Brief
Wherever the word "matplotlib" shows up in a line, please copy that line.
__________
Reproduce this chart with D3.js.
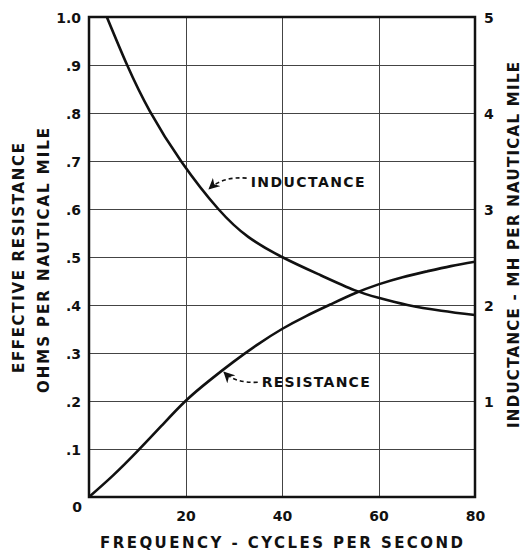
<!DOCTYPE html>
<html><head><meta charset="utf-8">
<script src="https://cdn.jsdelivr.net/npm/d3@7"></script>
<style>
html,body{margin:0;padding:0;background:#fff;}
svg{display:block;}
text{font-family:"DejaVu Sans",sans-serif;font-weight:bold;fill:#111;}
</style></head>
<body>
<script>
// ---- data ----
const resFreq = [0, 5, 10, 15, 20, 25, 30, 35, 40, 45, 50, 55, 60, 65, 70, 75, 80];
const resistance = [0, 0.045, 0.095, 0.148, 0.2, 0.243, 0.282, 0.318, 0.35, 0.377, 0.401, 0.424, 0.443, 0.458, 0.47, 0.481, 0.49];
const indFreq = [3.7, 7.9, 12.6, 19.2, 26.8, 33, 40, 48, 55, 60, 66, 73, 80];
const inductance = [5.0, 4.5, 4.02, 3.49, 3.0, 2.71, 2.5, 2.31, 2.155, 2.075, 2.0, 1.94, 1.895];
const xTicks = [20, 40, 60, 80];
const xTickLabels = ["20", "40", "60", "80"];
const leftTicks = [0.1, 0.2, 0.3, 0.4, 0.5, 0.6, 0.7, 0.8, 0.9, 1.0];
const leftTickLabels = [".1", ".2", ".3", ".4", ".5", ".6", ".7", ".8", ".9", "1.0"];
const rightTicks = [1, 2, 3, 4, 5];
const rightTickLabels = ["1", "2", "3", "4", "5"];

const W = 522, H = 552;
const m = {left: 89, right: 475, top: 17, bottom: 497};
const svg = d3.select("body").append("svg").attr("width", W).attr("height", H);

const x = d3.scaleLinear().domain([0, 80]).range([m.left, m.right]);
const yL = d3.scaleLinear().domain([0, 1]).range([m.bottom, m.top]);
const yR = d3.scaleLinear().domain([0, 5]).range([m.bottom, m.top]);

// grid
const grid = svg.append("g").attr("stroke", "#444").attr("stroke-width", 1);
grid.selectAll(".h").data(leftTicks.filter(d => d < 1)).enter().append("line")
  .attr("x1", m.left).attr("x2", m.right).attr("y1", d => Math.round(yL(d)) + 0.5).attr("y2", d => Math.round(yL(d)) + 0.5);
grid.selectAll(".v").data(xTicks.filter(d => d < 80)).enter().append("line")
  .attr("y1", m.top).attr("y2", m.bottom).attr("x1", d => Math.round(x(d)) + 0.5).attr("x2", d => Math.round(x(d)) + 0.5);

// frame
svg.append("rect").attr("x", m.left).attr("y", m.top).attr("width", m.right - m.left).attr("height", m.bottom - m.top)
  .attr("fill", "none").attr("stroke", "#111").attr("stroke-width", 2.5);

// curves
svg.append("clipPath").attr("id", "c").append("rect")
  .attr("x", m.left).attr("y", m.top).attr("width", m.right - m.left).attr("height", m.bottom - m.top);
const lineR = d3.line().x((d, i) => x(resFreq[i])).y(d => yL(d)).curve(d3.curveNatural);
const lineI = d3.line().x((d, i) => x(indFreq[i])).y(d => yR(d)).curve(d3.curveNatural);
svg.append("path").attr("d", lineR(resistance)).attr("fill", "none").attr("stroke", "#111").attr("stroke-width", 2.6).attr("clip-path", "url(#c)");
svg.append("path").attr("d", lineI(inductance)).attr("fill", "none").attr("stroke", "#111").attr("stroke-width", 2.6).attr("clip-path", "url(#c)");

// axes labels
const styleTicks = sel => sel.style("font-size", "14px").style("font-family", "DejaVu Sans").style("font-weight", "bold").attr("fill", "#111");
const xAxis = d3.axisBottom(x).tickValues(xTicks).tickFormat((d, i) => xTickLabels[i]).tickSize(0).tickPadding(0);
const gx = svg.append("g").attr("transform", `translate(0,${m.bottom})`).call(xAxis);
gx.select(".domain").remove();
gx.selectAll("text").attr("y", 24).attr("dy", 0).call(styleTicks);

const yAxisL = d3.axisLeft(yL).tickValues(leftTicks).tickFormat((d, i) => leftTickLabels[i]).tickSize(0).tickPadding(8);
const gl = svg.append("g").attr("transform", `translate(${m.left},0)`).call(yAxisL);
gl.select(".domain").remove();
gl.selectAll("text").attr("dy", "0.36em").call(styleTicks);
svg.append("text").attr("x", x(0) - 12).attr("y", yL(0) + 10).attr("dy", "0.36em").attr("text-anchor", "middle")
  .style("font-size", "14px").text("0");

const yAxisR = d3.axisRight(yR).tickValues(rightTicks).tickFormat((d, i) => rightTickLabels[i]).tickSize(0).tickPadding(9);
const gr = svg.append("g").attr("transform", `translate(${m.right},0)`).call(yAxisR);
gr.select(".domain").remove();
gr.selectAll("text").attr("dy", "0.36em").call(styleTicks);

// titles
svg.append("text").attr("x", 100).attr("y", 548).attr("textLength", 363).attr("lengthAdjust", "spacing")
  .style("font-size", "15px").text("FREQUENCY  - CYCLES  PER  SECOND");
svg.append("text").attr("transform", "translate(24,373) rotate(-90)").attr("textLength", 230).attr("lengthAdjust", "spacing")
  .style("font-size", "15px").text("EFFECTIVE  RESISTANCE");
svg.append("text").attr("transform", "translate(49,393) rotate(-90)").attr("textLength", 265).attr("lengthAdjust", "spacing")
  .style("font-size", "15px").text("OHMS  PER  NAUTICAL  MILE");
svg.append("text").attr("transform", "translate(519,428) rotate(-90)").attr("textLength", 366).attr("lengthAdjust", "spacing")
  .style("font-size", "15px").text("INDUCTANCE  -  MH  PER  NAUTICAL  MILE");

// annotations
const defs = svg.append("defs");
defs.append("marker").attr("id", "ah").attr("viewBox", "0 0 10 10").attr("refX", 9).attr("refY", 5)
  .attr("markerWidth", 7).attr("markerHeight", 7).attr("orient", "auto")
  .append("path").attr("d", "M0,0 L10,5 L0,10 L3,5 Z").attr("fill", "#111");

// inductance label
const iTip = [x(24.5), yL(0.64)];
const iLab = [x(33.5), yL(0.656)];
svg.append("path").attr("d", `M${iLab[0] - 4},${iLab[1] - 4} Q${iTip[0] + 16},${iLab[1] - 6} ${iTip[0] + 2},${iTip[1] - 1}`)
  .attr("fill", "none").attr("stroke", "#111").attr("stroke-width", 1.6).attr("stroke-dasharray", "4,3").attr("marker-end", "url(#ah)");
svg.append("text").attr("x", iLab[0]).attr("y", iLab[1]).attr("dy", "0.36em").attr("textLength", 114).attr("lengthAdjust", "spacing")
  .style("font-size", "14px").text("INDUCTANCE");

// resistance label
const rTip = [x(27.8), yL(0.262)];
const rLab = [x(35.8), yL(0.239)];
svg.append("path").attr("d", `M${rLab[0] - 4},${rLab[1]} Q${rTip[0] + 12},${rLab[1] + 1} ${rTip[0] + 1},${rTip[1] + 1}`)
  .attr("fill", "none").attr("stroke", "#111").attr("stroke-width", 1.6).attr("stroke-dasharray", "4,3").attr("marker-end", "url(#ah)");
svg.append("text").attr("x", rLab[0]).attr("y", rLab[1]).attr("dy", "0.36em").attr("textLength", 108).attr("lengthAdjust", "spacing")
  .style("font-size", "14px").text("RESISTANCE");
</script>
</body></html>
__________
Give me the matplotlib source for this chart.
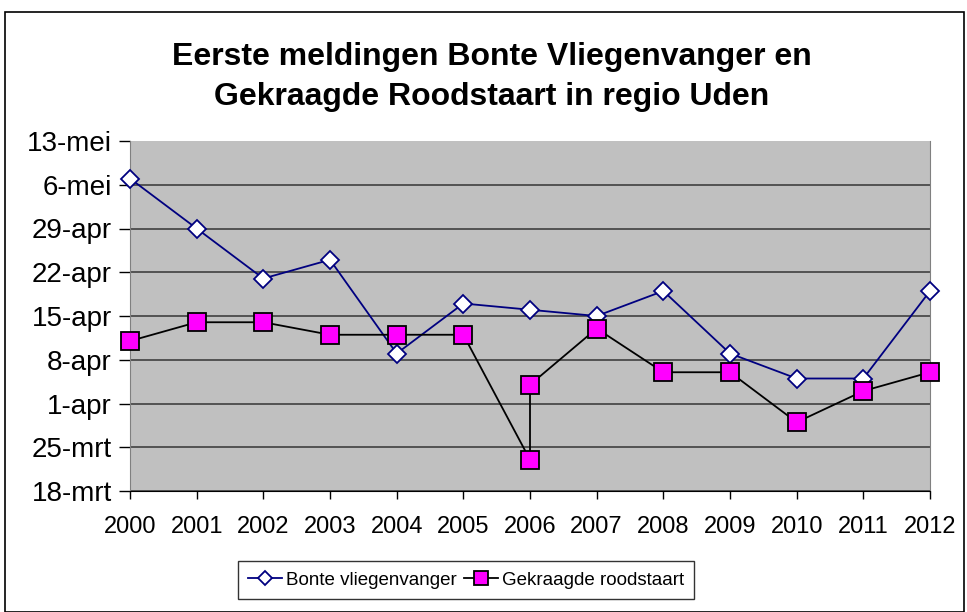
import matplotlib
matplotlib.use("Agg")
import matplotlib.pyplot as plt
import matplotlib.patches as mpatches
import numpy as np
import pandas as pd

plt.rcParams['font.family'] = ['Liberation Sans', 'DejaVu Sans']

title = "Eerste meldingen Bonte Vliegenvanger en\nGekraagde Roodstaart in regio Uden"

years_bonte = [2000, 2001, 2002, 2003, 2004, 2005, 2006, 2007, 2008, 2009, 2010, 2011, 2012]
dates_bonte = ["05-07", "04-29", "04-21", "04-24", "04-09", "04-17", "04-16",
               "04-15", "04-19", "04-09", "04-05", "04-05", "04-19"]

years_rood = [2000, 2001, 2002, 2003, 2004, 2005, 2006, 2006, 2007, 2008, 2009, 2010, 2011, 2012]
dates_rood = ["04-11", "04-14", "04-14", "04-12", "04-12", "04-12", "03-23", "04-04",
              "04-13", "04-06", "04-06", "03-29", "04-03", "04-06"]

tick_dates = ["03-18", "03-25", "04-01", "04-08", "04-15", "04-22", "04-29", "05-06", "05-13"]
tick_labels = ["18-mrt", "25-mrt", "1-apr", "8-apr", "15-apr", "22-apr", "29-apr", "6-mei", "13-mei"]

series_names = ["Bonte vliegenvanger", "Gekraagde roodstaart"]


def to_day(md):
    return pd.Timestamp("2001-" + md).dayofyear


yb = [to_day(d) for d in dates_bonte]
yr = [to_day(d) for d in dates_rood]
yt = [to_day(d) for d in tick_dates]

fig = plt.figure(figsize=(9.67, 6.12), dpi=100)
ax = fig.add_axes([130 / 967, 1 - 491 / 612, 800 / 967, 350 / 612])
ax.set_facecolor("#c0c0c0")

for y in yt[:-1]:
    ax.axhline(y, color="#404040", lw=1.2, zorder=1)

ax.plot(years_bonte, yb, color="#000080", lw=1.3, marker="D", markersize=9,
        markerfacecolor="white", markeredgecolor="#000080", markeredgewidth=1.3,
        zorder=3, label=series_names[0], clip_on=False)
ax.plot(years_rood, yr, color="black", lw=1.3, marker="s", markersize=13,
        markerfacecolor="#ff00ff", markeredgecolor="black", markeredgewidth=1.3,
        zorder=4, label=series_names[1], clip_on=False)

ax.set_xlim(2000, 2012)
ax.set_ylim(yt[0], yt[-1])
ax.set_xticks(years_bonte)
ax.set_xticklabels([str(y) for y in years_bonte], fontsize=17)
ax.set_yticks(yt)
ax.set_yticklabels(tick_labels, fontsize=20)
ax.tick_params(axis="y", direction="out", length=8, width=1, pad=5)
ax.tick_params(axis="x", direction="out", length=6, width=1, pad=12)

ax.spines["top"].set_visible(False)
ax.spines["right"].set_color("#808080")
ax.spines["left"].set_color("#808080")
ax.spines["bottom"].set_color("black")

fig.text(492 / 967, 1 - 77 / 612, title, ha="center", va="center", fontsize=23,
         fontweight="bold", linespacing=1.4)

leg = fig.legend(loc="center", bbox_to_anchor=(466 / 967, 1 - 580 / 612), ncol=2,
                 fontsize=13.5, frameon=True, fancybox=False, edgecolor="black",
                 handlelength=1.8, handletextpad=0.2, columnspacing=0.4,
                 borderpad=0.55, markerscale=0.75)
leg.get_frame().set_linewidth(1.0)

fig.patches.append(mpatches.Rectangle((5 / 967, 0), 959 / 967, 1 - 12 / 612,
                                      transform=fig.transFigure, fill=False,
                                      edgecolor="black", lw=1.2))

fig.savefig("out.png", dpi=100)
__________
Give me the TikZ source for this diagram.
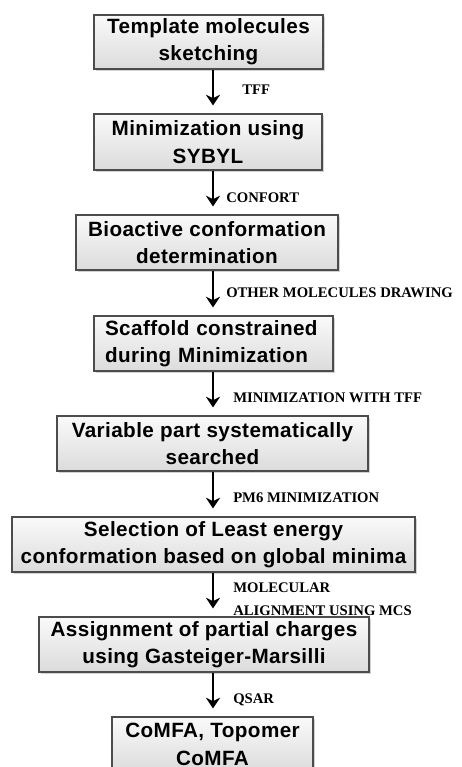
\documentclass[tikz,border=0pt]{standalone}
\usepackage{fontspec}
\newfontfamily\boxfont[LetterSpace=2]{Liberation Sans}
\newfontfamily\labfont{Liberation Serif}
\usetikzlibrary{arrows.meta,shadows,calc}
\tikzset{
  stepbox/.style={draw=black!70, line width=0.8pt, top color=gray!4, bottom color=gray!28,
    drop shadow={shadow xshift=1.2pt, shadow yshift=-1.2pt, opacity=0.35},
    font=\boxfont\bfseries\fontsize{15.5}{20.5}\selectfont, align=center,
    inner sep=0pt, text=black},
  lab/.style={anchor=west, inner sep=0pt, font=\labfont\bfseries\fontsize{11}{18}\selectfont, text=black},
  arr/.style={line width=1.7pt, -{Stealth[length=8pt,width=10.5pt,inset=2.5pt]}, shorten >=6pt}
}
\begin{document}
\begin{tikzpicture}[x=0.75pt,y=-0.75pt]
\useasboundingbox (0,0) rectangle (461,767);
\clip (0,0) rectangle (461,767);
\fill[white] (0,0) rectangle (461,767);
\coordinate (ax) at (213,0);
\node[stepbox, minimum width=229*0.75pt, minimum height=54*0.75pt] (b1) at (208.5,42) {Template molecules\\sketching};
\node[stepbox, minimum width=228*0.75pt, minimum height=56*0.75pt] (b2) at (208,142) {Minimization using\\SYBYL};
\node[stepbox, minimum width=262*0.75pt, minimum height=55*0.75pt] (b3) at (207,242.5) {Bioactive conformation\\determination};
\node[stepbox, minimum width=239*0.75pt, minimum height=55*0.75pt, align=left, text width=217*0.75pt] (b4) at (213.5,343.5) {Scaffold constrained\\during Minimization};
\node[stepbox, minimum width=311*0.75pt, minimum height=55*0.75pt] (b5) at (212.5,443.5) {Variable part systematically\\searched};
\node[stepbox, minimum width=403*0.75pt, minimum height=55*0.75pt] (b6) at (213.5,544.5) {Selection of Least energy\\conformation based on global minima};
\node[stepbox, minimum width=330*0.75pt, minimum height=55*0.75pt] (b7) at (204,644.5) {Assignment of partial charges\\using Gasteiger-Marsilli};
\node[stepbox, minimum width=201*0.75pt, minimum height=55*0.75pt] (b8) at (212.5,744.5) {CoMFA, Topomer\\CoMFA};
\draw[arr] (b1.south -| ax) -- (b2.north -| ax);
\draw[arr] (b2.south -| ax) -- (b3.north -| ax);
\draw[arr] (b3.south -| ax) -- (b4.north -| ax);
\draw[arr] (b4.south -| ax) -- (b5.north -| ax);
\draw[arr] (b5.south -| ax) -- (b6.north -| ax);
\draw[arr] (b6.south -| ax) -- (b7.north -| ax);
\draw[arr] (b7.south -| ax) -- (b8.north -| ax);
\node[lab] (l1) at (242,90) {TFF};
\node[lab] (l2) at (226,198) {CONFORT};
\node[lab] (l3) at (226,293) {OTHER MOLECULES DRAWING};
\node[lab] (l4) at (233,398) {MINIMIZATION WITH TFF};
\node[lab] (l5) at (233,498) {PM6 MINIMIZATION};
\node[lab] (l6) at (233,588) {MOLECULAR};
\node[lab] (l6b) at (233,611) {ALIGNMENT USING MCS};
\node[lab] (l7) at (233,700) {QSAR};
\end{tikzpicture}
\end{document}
__________
Right answer
Give me the matplotlib source for this chart.
import matplotlib
matplotlib.use("Agg")
import matplotlib.pyplot as plt
import matplotlib.patches as mpatches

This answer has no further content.